Zvonimir Jurić | |
Birth Date: | 4 June 1971 |
Birth Place: | Osijek, SFR Yugoslavia |
Years Active: | 1996–present |
Occupation: | Film director, screenwriter |
Zvonimir Jurić (born 4 June 1971) is a Croatian film director and screenwriter. In 2009, he co-directed and co-wrote the 2009 psychological war drama titled The Blacks.
Born in Osijek, SFR Yugoslavia, on 4 June 1971, Jurić finished his primary and secondary education in his hometown. As a teenager the 1980s he appeared in minor roles in a number of TV series produced by TV Zagreb such as the 10-part biographical series Nikola Tesla (1977), the Partisan series Nepokoreni grad (1982) and the popular children's series Smogovci (1982).[1]

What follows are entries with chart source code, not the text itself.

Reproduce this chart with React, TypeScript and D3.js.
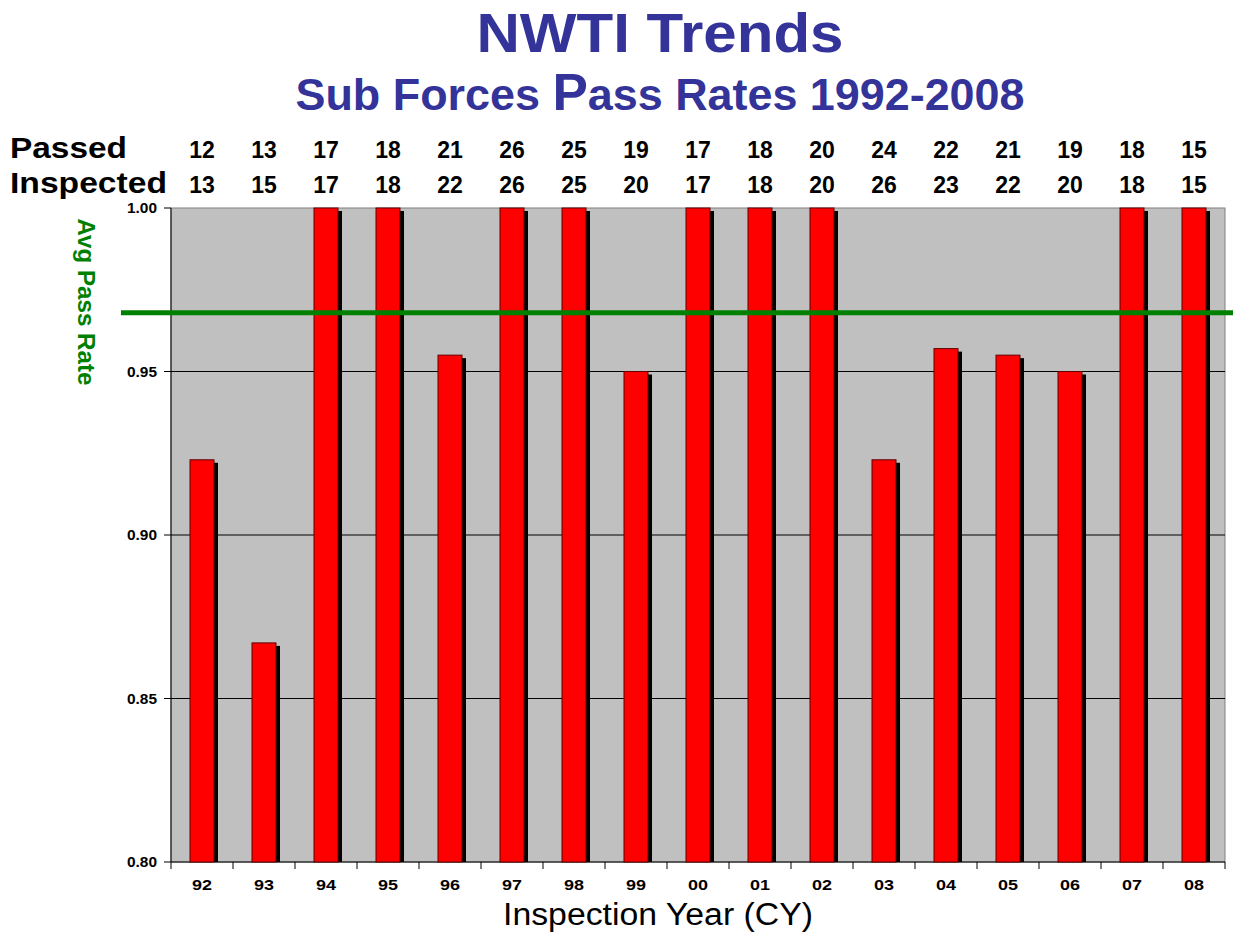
import React from "react";
import * as d3 from "d3";

const years = ["92","93","94","95","96","97","98","99","00","01","02","03","04","05","06","07","08"];
const passed = [12,13,17,18,21,26,25,19,17,18,20,24,22,21,19,18,15];
const inspected = [13,15,17,18,22,26,25,20,17,18,20,26,23,22,20,18,15];
const passRates = [0.923,0.867,1.0,1.0,0.955,1.0,1.0,0.95,1.0,1.0,1.0,0.923,0.957,0.955,0.95,1.0,1.0];
const avgPassRate = 0.968;
const yTicks = [0.8,0.85,0.9,0.95,1.0];

const W = 1233, H = 935;
const left = 171, right = 1225, top = 208, bottom = 862;
const font = "'Liberation Sans', Arial, sans-serif";
const navy = "#333399";

export default function App() {
  const x = d3.scaleBand<string>().domain(years).range([left, right]).padding(0);
  const y = d3.scaleLinear().domain([0.8, 1.0]).range([bottom, top]);
  const barW = 24;
  const step = x.step();
  return (
    <svg width={W} height={H} style={{ position: "absolute", left: 0, top: 0, background: "#fff" }} fontFamily={font}>
      {/* titles */}
      <text x={660} y={52} textAnchor="middle" fontSize={56} fontWeight="bold" fill={navy} textLength={367} lengthAdjust="spacingAndGlyphs">NWTI Trends</text>
      <text x={660} y={110} textAnchor="middle" fontSize={44} fontWeight="bold" fill={navy} textLength={729} lengthAdjust="spacingAndGlyphs">
        Sub Forces <tspan fontSize={52}>P</tspan>ass Rates 1992-2008
      </text>
      {/* table rows */}
      <text x={10} y={158} fontSize={29} fontWeight="bold" fill="#000" textLength={117} lengthAdjust="spacingAndGlyphs">Passed</text>
      <text x={10} y={193} fontSize={29} fontWeight="bold" fill="#000" textLength={157} lengthAdjust="spacingAndGlyphs">Inspected</text>
      {years.map((yr, i) => (
        <g key={"t" + yr}>
          <text x={(x(yr) as number) + step / 2} y={158} textAnchor="middle" fontSize={23} fontWeight="bold">{passed[i]}</text>
          <text x={(x(yr) as number) + step / 2} y={193} textAnchor="middle" fontSize={23} fontWeight="bold">{inspected[i]}</text>
        </g>
      ))}
      {/* plot background */}
      <rect x={left} y={top} width={right - left} height={bottom - top} fill="#c0c0c0" stroke="#808080" strokeWidth={1} />
      {/* gridlines */}
      {yTicks.filter(t => t > 0.8 && t < 1.0).map(t => (
        <line key={"g" + t} x1={left} x2={right} y1={y(t)} y2={y(t)} stroke="#000" strokeWidth={1} />
      ))}
      {/* y axis */}
      <line x1={left} x2={left} y1={top} y2={bottom} stroke="#000" strokeWidth={1} />
      {yTicks.map(t => (
        <g key={"yt" + t}>
          <line x1={left - 7} x2={left} y1={y(t)} y2={y(t)} stroke="#000" />
          <text x={157} y={y(t) + 5} textAnchor="end" fontSize={14} fontWeight="bold" textLength={30} lengthAdjust="spacingAndGlyphs">{t.toFixed(2)}</text>
        </g>
      ))}
      {/* x axis */}
      <line x1={left} x2={right} y1={bottom} y2={bottom} stroke="#000" strokeWidth={1} />
      {years.map((yr) => (
        <line key={"xt" + yr} x1={x(yr) as number} x2={x(yr) as number} y1={bottom} y2={bottom + 7} stroke="#000" />
      ))}
      <line x1={right} x2={right} y1={bottom} y2={bottom + 7} stroke="#000" />
      {years.map(yr => (
        <text key={"xl" + yr} x={(x(yr) as number) + step / 2} y={890} textAnchor="middle" fontSize={15} fontWeight="bold" textLength={20} lengthAdjust="spacingAndGlyphs">{yr}</text>
      ))}
      {/* bars */}
      {years.map((yr, i) => {
        const bx = (x(yr) as number) + (step - barW) / 2;
        const by = y(passRates[i]);
        return (
          <g key={"b" + yr}>
            <rect x={bx + 4} y={by + 3} width={barW} height={bottom - by - 3} fill="#000" />
            <rect x={bx} y={by} width={barW} height={bottom - by} fill="#ff0000" stroke="#600000" strokeWidth={1} />
          </g>
        );
      })}
      {/* average line */}
      <line x1={121} x2={W} y1={y(avgPassRate)} y2={y(avgPassRate)} stroke="#008000" strokeWidth={5} />
      <text transform={`translate(78,302) rotate(90)`} textAnchor="middle" fontSize={23} fontWeight="bold" fill="#008000" textLength={167} lengthAdjust="spacingAndGlyphs">Avg Pass Rate</text>
      {/* x axis title */}
      <text x={658} y={925} textAnchor="middle" fontSize={31} fill="#000" textLength={310} lengthAdjust="spacingAndGlyphs">Inspection Year (CY)</text>
    </svg>
  );
}
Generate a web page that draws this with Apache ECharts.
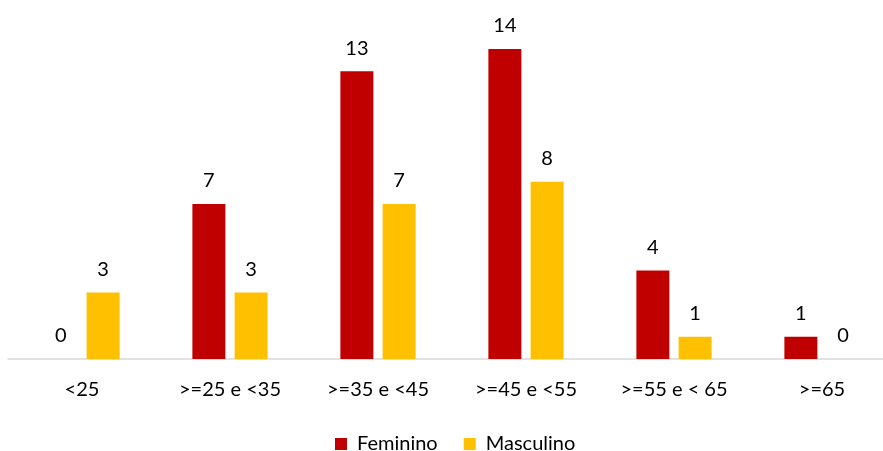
<!DOCTYPE html>
<html>
<head>
<meta charset="utf-8">
<script src="https://cdn.jsdelivr.net/npm/echarts@6/dist/echarts.min.js"></script>
<style>
  html, body { margin: 0; padding: 0; background: #fff; overflow: hidden; }
  #chart { width: 896px; height: 451px; }
</style>
</head>
<body>
<div id="chart"></div>
<script>
// Age bands and counts per sex
const categories = ['<25', '>=25 e <35', '>=35 e <45', '>=45 e <55', '>=55 e < 65', '>=65'];
const feminino = [0, 7, 13, 14, 4, 1];
const masculino = [3, 3, 7, 8, 1, 0];

const FONT = 'Lato, "Open Sans", sans-serif';

const chart = echarts.init(document.getElementById('chart'), null, { renderer: 'canvas' });

const labelStyle = {
  show: true,
  position: 'top',
  distance: 13,
  color: '#000',
  fontSize: 20,
  fontFamily: FONT
};

chart.setOption({
  animation: false,
  backgroundColor: '#fff',
  grid: { left: 8, top: 49, right: 0, bottom: 92, containLabel: false },
  legend: {
    top: 429,
    left: 330,
    itemWidth: 12,
    itemHeight: 12,
    itemGap: 26,
    icon: 'rect',
    textStyle: { fontSize: 20, fontFamily: FONT, color: '#000', padding: [0, 0, 0, 5] },
    data: ['Feminino', 'Masculino']
  },
  xAxis: {
    type: 'category',
    data: categories,
    axisLine: { lineStyle: { color: '#d9d9d9', width: 1.5 } },
    axisTick: { show: false },
    axisLabel: { color: '#000', fontSize: 20, fontFamily: FONT, margin: 21 }
  },
  yAxis: {
    type: 'value',
    min: 0,
    max: 14,
    show: false,
    splitLine: { show: false }
  },
  series: [
    {
      name: 'Feminino',
      type: 'bar',
      data: feminino,
      barWidth: 33,
      barGap: '28%',
      itemStyle: { color: '#C00000' },
      label: labelStyle
    },
    {
      name: 'Masculino',
      type: 'bar',
      data: masculino,
      barWidth: 33,
      itemStyle: { color: '#FFC000' },
      label: labelStyle
    }
  ]
});
</script>
</body>
</html>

After graduating from high school, Jurić spent the 1991–92 semester studying film directing at the Loyola Marymount University in Los Angeles. In 1992, he returned to Croatia and enrolled at the film directing department of the Academy of Dramatic Art in Zagreb. While a student at the academy, Jurić directed several short films and documentaries.[2] In 2017, he has signed the Declaration on the Common Language of the Croats, Serbs, Bosniaks and Montenegrins.[3]
His feature film directorial debut (which he co-directed and co-written with Goran Dević) was a critically acclaimed 2009 psychological war drama titled The Blacks. The film deals with a fictional Croatian Army unit who refuse to lay down their arms during a cease-fire in the Croatian War of Independence.[4] The film won Jurić and Dević the Golden Arena for Best Director at the 2009 Pula Film Festival, the Croatian national film awards. It went on to be selected as Croatia's submission to the 83rd Academy Awards for the Academy Award for Best Foreign Language Film,[5] but it failed to make the final shortlist.[6]